Pastel de feira já é uma instituição paulistana e tem muita história - Getty Images/iStockphoto
Pastel de feira já é uma instituição paulistana e tem muita história
Imagem: Getty Images/iStockphoto

Flávia G Pinho

Colaboração para Nossa

09/07/2023 04h00

Pastel pode ser doce ou salgado, grande ou miudinho, frito, assado ou cozido no vapor. Em Portugal, tem massa folhada e formato de empadinha — vide os famosos pasteis de nata produzidos pela Antiga Confeitaria Belém.

Agora, quando o assunto é pastel de feira, não tem discussão. Nessa categoria, só entram os pastelões enormes, fritos na hora, com massa coberta de bolhas e um tantão de recheio. A primeira mordida é sempre tensa — quem não deixa o vapor escapar acaba queimando o beiço.

Coisa mais sem graça ir à feira sem comer pastel. Sorte que as barracas dos pasteleiros seguem firmes como um verdadeiro patrimônio paulistano.

Segundo a Secretaria das Subprefeituras, há 847 autorizações ativas na cidade. Estrategicamente posicionadas nas pontas das feiras, onde há mais espaço para espalhar bancos e mesas, as barracas começam a função muito cedo e enfrentam a concorrência na base da criatividade. Quanto mais bandeirolas penduradas no varal, mais sabores para escolher.

A origem dessa forma tão particular de fazer pastel, não se sabe ao certo, mas não há dúvida de que é técnica importada.

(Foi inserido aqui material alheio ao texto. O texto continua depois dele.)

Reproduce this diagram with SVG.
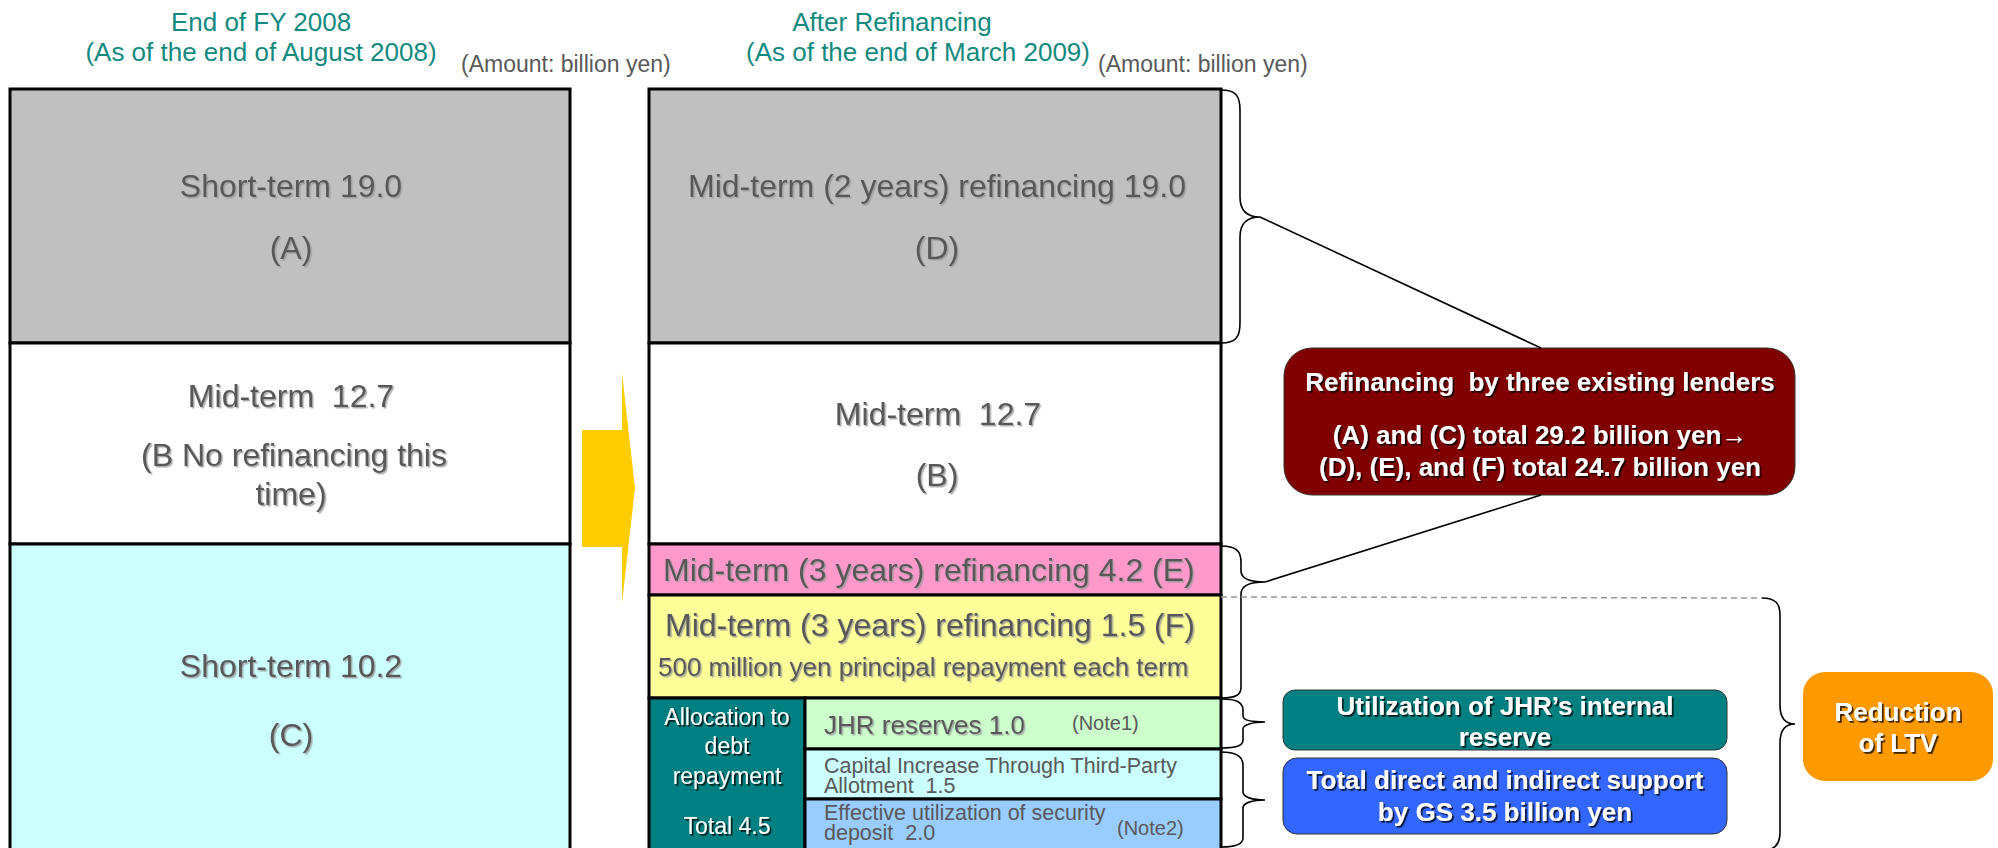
<svg xmlns="http://www.w3.org/2000/svg" width="1998" height="848" viewBox="0 0 1998 848">
<style>
text{font-family:"Liberation Sans",Arial,sans-serif}
.ttl{font-size:26px;fill:#138A80;text-anchor:middle}
.amt{font-size:23px;fill:#595959}
.g32{font-size:32px;fill:#595959;filter:url(#sg)}
.c{text-anchor:middle}
.g26{font-size:26px;fill:#595959;filter:url(#sg)}
.g21{font-size:21.5px;fill:#595959}
.note{font-size:20px;fill:#595959}
.w{fill:#fff;font-weight:bold;font-size:26px;text-anchor:middle;filter:url(#sw)}
.w23{fill:#fff;font-size:23px;text-anchor:middle;filter:url(#sw)}
.row{stroke:#000;stroke-width:3}
.br{fill:none;stroke:#000;stroke-width:1.6}
</style>
<defs>
<filter id="sg" x="-2%" y="-4%" width="104%" height="110%"><feDropShadow dx="1.5" dy="1.5" stdDeviation="0.4" flood-color="#999" flood-opacity="0.8"/></filter>
<filter id="sw" x="-2%" y="-4%" width="104%" height="110%"><feDropShadow dx="1.8" dy="1.8" stdDeviation="0.4" flood-color="#000" flood-opacity="0.75"/></filter>
</defs>
<rect width="1998" height="848" fill="#fff"/>

<g id="titles">
<text class="ttl" x="261" y="31">End of FY 2008</text>
<text class="ttl" x="261" y="61">(As of the end of August 2008)</text>
<text class="amt" x="461" y="72">(Amount: billion yen)</text>
<text class="ttl" x="892" y="31">After Refinancing</text>
<text class="ttl" x="918" y="61">(As of the end of March 2009)</text>
<text class="amt" x="1098" y="72">(Amount: billion yen)</text>
</g>

<g id="left-A">
<rect class="row" x="10" y="89" width="560" height="254" fill="#C0C0C0"/>
<text class="g32 c" x="291" y="197">Short-term 19.0</text>
<text class="g32 c" x="291" y="259">(A)</text>
</g>
<g id="left-B">
<rect class="row" x="10" y="343" width="560" height="201" fill="#FFFFFF"/>
<text class="g32 c" x="291" y="407">Mid-term&#160; 12.7</text>
<text class="g32 c" x="294" y="466">(B No refinancing this</text>
<text class="g32 c" x="291" y="505">time)</text>
</g>
<g id="left-C">
<rect class="row" x="10" y="544" width="560" height="310" fill="#CCFFFF"/>
<text class="g32 c" x="291" y="677">Short-term 10.2</text>
<text class="g32 c" x="291" y="746">(C)</text>
</g>

<g id="right-D">
<rect class="row" x="649" y="89" width="572" height="254" fill="#C0C0C0"/>
<text class="g32 c" x="937" y="197">Mid-term (2 years) refinancing 19.0</text>
<text class="g32 c" x="937" y="259">(D)</text>
</g>
<g id="right-B">
<rect class="row" x="649" y="343" width="572" height="201" fill="#FFFFFF"/>
<text class="g32 c" x="938" y="425">Mid-term&#160; 12.7</text>
<text class="g32 c" x="937" y="486">(B)</text>
</g>
<g id="right-E">
<rect class="row" x="649" y="544" width="572" height="51" fill="#FF99CC"/>
<text class="g32" x="663" y="581">Mid-term (3 years) refinancing 4.2 (E)</text>
</g>
<g id="right-F">
<rect class="row" x="649" y="595" width="572" height="103" fill="#FFFF99"/>
<text class="g32" x="665" y="636">Mid-term (3 years) refinancing 1.5 (F)</text>
<text class="g26" x="658" y="676">500 million yen principal repayment each term</text>
</g>
<g id="allocation">
<rect class="row" x="649" y="698" width="156" height="156" fill="#008080"/>
<text class="w23" x="727" y="725">Allocation to</text>
<text class="w23" x="727" y="754">debt</text>
<text class="w23" x="727" y="784">repayment</text>
<text class="w23" x="727" y="834">Total 4.5</text>
</g>
<g id="jhr-reserves">
<rect class="row" x="805" y="698" width="416" height="51" fill="#CCFFCC"/>
<text class="g26" x="824" y="734">JHR reserves 1.0</text>
<text class="note" x="1072" y="730">(Note1)</text>
</g>
<g id="capital-increase">
<rect class="row" x="805" y="749" width="416" height="50" fill="#CCFFFF"/>
<text class="g21" x="824" y="773">Capital Increase Through Third-Party</text>
<text class="g21" x="824" y="793">Allotment&#160; 1.5</text>
</g>
<g id="security-deposit">
<rect class="row" x="805" y="799" width="416" height="55" fill="#99CCFF"/>
<text class="g21" x="824" y="820">Effective utilization of security</text>
<text class="g21" x="824" y="840">deposit&#160; 2.0</text>
<text class="note" x="1117" y="835">(Note2)</text>
</g>

<g id="refinancing-callout">
<rect x="1284" y="348" width="511" height="147" rx="28" fill="#800000" stroke="#333" stroke-width="1"/>
<text class="w" x="1540" y="391">Refinancing&#160; by three existing lenders</text>
<text class="w" x="1540" y="444">(A) and (C) total 29.2 billion yen→</text>
<text class="w" x="1540" y="476">(D), (E), and (F) total 24.7 billion yen</text>
</g>
<g id="internal-reserve">
<rect x="1283" y="690" width="444" height="60" rx="12" fill="#008080" stroke="#333" stroke-width="1"/>
<text class="w" x="1505" y="715">Utilization of JHR’s internal</text>
<text class="w" x="1505" y="746">reserve</text>
</g>
<g id="gs-support">
<rect x="1283" y="758" width="444" height="76" rx="14" fill="#3366FF" stroke="#333" stroke-width="1"/>
<text class="w" x="1505" y="789">Total direct and indirect support</text>
<text class="w" x="1505" y="821">by GS 3.5 billion yen</text>
</g>
<g id="ltv">
<rect x="1803" y="672" width="190" height="109" rx="22" fill="#FF9900"/>
<text class="w" x="1898" y="721">Reduction</text>
<text class="w" x="1898" y="752">of LTV</text>
</g>

<g id="connectors">
<polygon points="582,430 622,430 622,373 635,488 622,603 622,547 582,547" fill="#FFCC00"/>
<path class="br" d="M1221,90 C1236,90 1240,96 1240,110 L1240,197 C1240,210 1246,217 1260,217 C1246,217 1240,224 1240,237 L1240,323 C1240,337 1236,343 1221,343"/>
<path class="br" d="M1260,217 L1541,348"/>
<path class="br" d="M1221,546 C1236,546 1241,551 1241,562 L1241,571 C1241,579 1250,582 1265,582 C1250,582 1241,586 1241,594 L1241,687 C1241,695 1236,698 1221,698"/>
<path class="br" d="M1265,582 L1541,495"/>
<path class="br" d="M1221,699 C1236,699 1243,702 1243,710 L1243,716 C1243,720 1252,722 1265,722 C1252,722 1243,725 1243,729 L1243,740 C1243,746 1236,748 1221,748"/>
<path class="br" d="M1221,752 C1236,752 1243,756 1243,765 L1243,792 C1243,797 1252,800 1265,800 C1252,800 1243,803 1243,808 L1243,838 C1243,844 1236,847 1221,847"/>
<path d="M1221,597 L1762,598" fill="none" stroke="#999" stroke-width="1.5" stroke-dasharray="6 4"/>
<path class="br" d="M1762,598 C1775,598 1780,603 1780,615 L1780,705 C1780,717 1785,724 1795,724 C1785,724 1780,731 1780,743 L1780,833 C1780,843 1776,848 1768,850"/>
</g>
</svg>
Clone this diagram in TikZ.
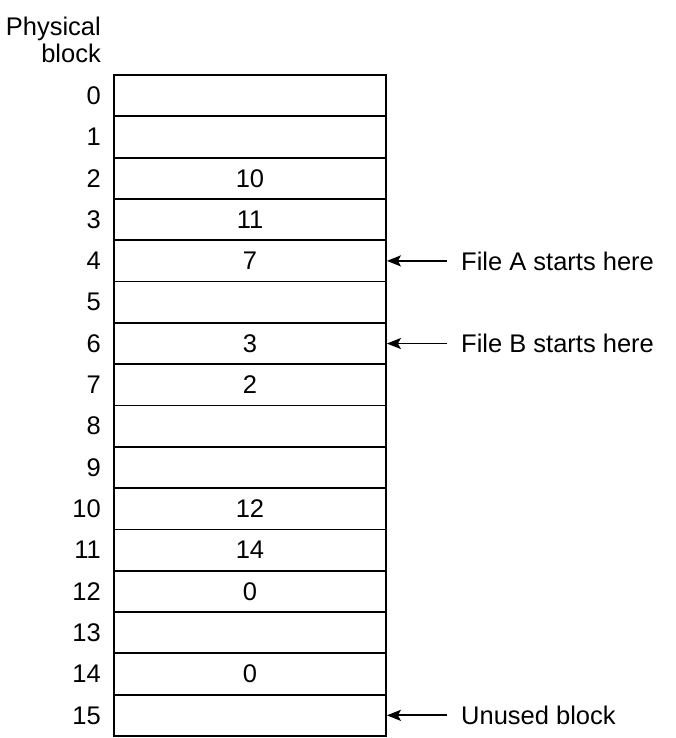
\documentclass[tikz,border=0pt]{standalone}
\usepackage{fontspec}
\setmainfont{Liberation Sans}
\usetikzlibrary{arrows.meta}
\begin{document}
\begin{tikzpicture}[x=1pt,y=-1pt,
  txt/.style={font=\fontsize{25.5}{27}\selectfont, inner sep=0pt},
  cell/.style={draw, line width=1.8pt, minimum width=272pt, minimum height=41.31pt, inner sep=0pt, font=\fontsize{25.5}{27}\selectfont},
  lbl/.style={txt, anchor=east},
  arr/.style={line width=1.8pt, -{Stealth[length=14pt,width=11pt,inset=3pt]}}]
\useasboundingbox (0,0) rectangle (675,738);
\node[txt, anchor=base east] (ph1) at (101,36) {Physical};
\node[txt, anchor=base east] (ph2) at (101,63) {block};
\foreach \i/\v in {0/,1/,2/10,3/11,4/7,5/,6/3,7/2,8/,9/,10/12,11/14,12/0,13/,14/0,15/} {
  \node[cell] (r\i) at (250,{75+41.3125*(\i+0.5)}) {\v};
  \node[lbl] (n\i) at (101,{75+41.3125*(\i+0.5)}) {\i};
}
\node[txt, anchor=west] (la) at (461,{75+41.3125*4.5}) {File A starts here};
\node[txt, anchor=west] (lb) at (461,{75+41.3125*6.5}) {File B starts here};
\node[txt, anchor=west] (lu) at (461,{75+41.3125*15.5}) {Unused block};
\draw[arr] ([xshift=-14pt]la.west) -- (r4.east);
\draw[arr] ([xshift=-14pt]lb.west) -- (r6.east);
\draw[arr] ([xshift=-14pt]lu.west) -- (r15.east);
\end{tikzpicture}
\end{document}
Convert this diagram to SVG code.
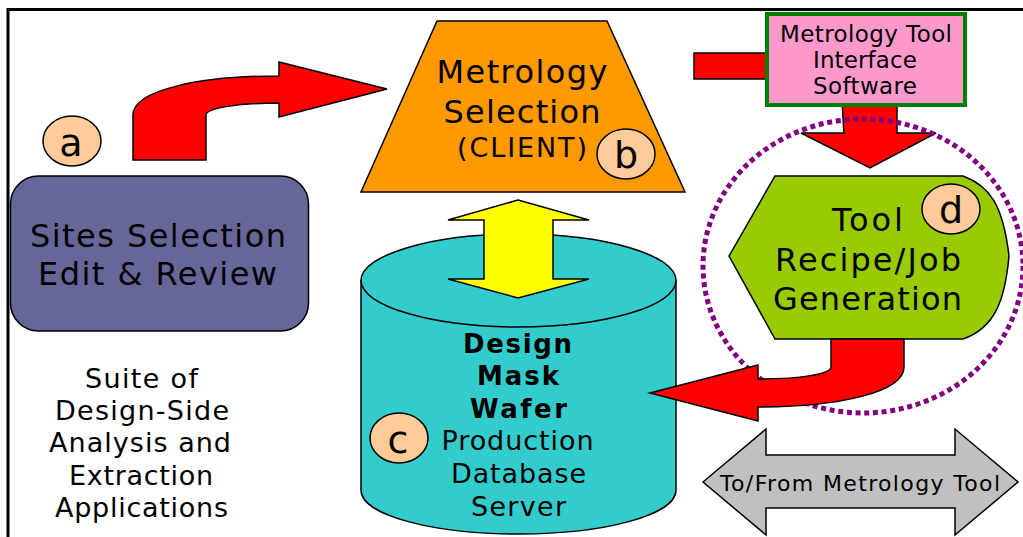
<svg xmlns="http://www.w3.org/2000/svg" width="1023" height="537" viewBox="0 0 1023 537">
<style>
text{font-family:"DejaVu Sans",Verdana,sans-serif;fill:#000;text-anchor:middle}
.s{stroke:#000;stroke-width:1.5}
.red{fill:#f00;stroke:#000;stroke-width:1.5}
.badge{fill:#fc9;stroke:#000;stroke-width:1.5}
.l{font-size:38px}
.m{font-size:32px}
.c{font-size:27px}
.n{font-size:27px}
.b{font-size:26px;font-weight:700}
.t{font-size:23px}
.g{font-size:22px}
</style>
<rect width="1023" height="537" fill="#fff"/>
<path d="M8 537V9.500H1023" fill="none" stroke="#000" stroke-width="3"/>
<g id="connectors">
<path class="red" d="M133 160V115C133 90 200 76 279 76V62L387 89L279 117V103C240 103 206 108 206 115V160Z"/>
<path class="red" d="M694 53H770V79H694Z"/>
<path class="red" d="M842 100Q843 120 844 133H801L870 168L936 133H897V100Z"/>
</g>
<g id="node-sites">
<rect class="s" x="10.500" y="176" width="298" height="155" rx="28" fill="#669"/>
<text class="m" x="158" y="247" textLength="256">Sites Selection</text>
<text class="m" x="157.500" y="285" textLength="239">Edit &amp; Review</text>
</g>
<g id="badge-a"><ellipse class="badge" cx="72" cy="141" rx="29" ry="25"/><text class="l" x="71" y="156">a</text></g>
<g id="node-metrology">
<path class="s" d="M437 21H607L685 192H361Z" fill="#f90"/>
<text class="m" x="522" y="83" textLength="171">Metrology</text>
<text class="m" x="522" y="122.500" textLength="157">Selection</text>
<text class="c" x="522" y="157" textLength="130">(CLIENT)</text>
</g>
<g id="badge-b"><ellipse class="badge" cx="626" cy="154" rx="29" ry="25"/><text class="l" x="626" y="168">b</text></g>
<g id="node-database">
<path class="s" d="M361 280.500V490C361 515 432 534 518.500 534S676 515 676 490V280.500C676 255 605 234 518.500 234S361 255 361 280.500Z" fill="#3cc"/>
<path class="s" d="M361 280.500C361 306 432 327 518.500 327S676 306 676 280.500" fill="none"/>
<text class="b" x="517.500" y="353" textLength="109">Design</text>
<text class="b" x="518" y="385" textLength="82">Mask</text>
<text class="b" x="518.500" y="418" textLength="97">Wafer</text>
<text class="n" x="517.500" y="450" textLength="152">Production</text>
<text class="n" x="518.500" y="483" textLength="135">Database</text>
<text class="n" x="518.500" y="516" textLength="95">Server</text>
</g>
<g id="badge-c"><ellipse class="badge" cx="399" cy="438" rx="29" ry="25"/><text class="l" x="398" y="453">c</text></g>
<g id="connector-yellow"><path class="s" fill="#ff0" d="M518 200L589 220H553V279H589L518 298L448 279H484V220H448Z"/></g>
<g id="node-interface">
<rect x="767" y="14" width="198" height="91" fill="#f9c" stroke="#008000" stroke-width="4"/>
<text class="t" x="866" y="42" textLength="172">Metrology Tool</text>
<text class="t" x="865" y="68" textLength="104">Interface</text>
<text class="t" x="865" y="94" textLength="104">Software</text>
</g>
<g id="node-recipe">
<path class="s" fill="#9c0" d="M729 256L775 176H963C990 186 1003 205 1009 256C1005 300 995 328 963 339H775Z"/>
<text class="m" x="867.500" y="231" textLength="71">Tool</text>
<text class="m" x="868" y="271" textLength="186">Recipe/Job</text>
<text class="m" x="867.500" y="310" textLength="189">Generation</text>
</g>
<g id="badge-d"><ellipse class="badge" cx="951" cy="209" rx="29" ry="25"/><text class="l" x="951" y="223">d</text></g>
<ellipse id="dotted-ring" cx="863" cy="266" rx="160" ry="147" fill="none" stroke="#800080" stroke-width="5" stroke-dasharray="5 3.700"/>
<g id="connector-curved"><path class="red" d="M650 393L758 365V379C800 379 831 374 831 367V339H904V367C904 392 840 407 758 407V421Z"/></g>
<g id="node-tofrom">
<path class="s" fill="#c0c0c0" d="M703 482L766 429V455H955V429L1018 482L955 535V508H766V535Z"/>
<text class="g" x="860" y="491" textLength="280">To/From Metrology Tool</text>
</g>
<g id="label-suite">
<text class="n" x="141.500" y="388" textLength="113">Suite of</text>
<text class="n" x="142" y="420" textLength="174">Design-Side</text>
<text class="n" x="140" y="452" textLength="182">Analysis and</text>
<text class="n" x="141" y="485" textLength="144">Extraction</text>
<text class="n" x="141.500" y="517" textLength="173">Applications</text>
</g>
</svg>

Pastel de feira tem origem incerta - Getty Images/iStockphoto - Getty Images/iStockphoto
Pastel de feira tem origem incerta
Imagem: Getty Images/iStockphoto

Segundo Luís da Câmara Cascudo, autor de "História da Alimentação no Brasil" (Global Editora), indígenas e africanos não conheciam o processo de fritar. Europeus sim, mas a receita pode ter vindo de mais longe — há quem enxergue nosso pastel de feira como uma variação do rolinho primavera chinês, e quem defenda que ele é neto do guioza japonês.

Estrela da feira

A relação com os japoneses faz mais sentido quando se conhece a história das feiras livres paulistanas. Elas já existiam de maneira informal, bem bagunçada, como aglomerados de ambulantes, desde meados do século 18.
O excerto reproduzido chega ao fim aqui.